Limitations & Future Work

  1. Validation limited to ImageNet 256×256: Evaluation at higher resolutions and on more complex datasets remains limited.
  2. Engineering burden of custom CUDA kernels: High-resolution scales (\(r_9\), \(r_{10}\)) require hand-written kernels.
  3. Fixed neighborhood size \(k\): The same \(k\) is applied across all scales, whereas the optimal \(k\) may differ per scale.
  4. Text-conditional generation not explored: Only class-conditional generation is demonstrated; effectiveness in text-to-image scenarios remains to be verified.
  • VAR (Tian et al., 2024): The direct baseline for MVAR; validates the next-scale paradigm but exhibits redundancy.
  • MaskGIT (Chang et al., 2022): An alternative approach that generates multiple tokens in parallel.
  • Neighborhood Attention (Hassani & Shi, 2022): The local attention CUDA implementation directly adopted by MVAR.
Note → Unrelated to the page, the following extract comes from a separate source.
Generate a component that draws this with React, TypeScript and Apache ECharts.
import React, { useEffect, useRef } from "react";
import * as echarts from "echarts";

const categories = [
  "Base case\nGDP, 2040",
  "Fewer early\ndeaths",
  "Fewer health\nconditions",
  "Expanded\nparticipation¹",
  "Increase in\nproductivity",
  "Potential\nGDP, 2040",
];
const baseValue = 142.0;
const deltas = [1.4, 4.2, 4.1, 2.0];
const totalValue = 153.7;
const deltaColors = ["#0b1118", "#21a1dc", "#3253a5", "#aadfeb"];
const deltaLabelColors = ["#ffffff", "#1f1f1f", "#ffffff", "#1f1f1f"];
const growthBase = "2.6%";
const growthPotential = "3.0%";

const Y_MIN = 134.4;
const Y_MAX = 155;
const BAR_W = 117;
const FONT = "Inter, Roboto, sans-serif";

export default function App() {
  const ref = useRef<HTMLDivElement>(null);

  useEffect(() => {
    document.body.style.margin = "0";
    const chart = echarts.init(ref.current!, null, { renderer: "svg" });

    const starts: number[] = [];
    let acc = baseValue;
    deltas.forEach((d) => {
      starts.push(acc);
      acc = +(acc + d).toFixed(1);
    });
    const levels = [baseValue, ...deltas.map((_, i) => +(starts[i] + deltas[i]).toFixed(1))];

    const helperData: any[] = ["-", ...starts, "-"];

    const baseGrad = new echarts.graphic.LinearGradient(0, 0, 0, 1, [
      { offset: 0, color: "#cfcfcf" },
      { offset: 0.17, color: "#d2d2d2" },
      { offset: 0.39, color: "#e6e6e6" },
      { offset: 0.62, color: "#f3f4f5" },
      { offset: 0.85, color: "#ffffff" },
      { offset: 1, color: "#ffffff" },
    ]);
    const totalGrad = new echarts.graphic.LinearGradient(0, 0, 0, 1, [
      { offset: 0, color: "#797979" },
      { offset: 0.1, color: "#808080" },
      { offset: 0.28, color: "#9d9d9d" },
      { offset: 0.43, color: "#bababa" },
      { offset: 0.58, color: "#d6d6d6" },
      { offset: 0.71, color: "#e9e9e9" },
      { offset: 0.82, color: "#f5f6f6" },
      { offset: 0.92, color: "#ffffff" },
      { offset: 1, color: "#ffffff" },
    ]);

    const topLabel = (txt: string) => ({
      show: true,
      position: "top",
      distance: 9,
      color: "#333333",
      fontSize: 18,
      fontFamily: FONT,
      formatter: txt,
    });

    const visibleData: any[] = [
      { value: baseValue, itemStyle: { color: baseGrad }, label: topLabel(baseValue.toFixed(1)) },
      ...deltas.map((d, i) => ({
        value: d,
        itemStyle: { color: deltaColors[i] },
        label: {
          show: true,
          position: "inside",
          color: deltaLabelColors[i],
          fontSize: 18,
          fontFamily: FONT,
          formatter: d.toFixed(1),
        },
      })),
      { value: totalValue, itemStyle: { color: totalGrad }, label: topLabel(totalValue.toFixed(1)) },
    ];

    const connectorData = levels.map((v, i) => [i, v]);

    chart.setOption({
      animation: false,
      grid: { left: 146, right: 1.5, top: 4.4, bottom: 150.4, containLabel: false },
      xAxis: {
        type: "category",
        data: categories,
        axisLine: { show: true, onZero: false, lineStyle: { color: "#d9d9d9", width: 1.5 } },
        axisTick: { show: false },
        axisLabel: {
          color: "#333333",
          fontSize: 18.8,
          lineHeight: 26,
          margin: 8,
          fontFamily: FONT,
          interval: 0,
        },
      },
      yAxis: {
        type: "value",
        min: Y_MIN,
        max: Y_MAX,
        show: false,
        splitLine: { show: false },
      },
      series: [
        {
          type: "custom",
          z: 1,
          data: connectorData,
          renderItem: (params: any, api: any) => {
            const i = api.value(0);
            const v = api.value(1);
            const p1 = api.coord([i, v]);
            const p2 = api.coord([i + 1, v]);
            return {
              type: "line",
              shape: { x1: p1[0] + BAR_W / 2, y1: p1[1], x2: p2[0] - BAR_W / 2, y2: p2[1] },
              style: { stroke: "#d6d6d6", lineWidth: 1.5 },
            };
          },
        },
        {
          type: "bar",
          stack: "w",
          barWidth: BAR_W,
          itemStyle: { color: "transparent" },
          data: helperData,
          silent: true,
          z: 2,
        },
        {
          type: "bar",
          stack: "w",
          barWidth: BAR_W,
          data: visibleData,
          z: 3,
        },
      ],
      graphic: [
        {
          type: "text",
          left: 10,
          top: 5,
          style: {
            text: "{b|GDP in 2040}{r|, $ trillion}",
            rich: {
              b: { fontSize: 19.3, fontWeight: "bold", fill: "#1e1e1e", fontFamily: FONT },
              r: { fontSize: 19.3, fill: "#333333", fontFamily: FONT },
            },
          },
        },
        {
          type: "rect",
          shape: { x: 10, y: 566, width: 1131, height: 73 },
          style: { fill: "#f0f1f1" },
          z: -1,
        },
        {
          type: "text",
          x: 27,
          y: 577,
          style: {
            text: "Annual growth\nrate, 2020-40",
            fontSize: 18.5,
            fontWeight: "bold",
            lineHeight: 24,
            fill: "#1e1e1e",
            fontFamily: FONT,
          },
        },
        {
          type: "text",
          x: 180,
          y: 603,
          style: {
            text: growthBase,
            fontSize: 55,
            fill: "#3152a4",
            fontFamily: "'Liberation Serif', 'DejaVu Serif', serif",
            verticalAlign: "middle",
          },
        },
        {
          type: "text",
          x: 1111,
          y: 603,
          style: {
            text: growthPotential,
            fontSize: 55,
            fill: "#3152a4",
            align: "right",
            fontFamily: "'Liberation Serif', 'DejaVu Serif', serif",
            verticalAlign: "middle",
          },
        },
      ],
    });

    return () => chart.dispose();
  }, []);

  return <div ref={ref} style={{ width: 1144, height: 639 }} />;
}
  • Insight: The Markov assumption framework is generalizable to other autoregressive visual models, such as simplifying inter-frame dependencies in video generation.

Rating

  • Novelty: ⭐⭐⭐⭐ — Elegantly introduces the Markov assumption into the next-scale paradigm.
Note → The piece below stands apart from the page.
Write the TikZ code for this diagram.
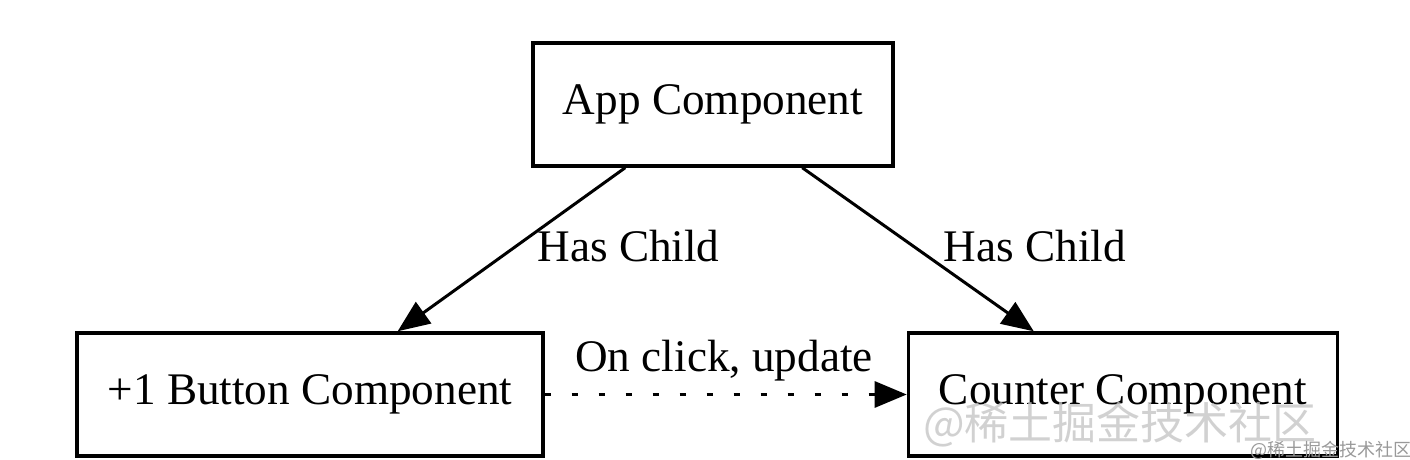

  • Technical Depth: ⭐⭐⭐⭐ — Balances theoretical analysis and engineering implementation with clear complexity analysis.
  • Experimental Thoroughness: ⭐⭐⭐⭐ — Covers from-scratch training, fine-tuning, and multi-dimensional ablations, though dataset variety is limited.
  • Value: ⭐⭐⭐⭐⭐ — Substantially reduces training and inference costs; trainable on 8×4090.
  • Overall Recommendation: ⭐⭐⭐⭐ — Excellent practically oriented work that maintains theoretical elegance.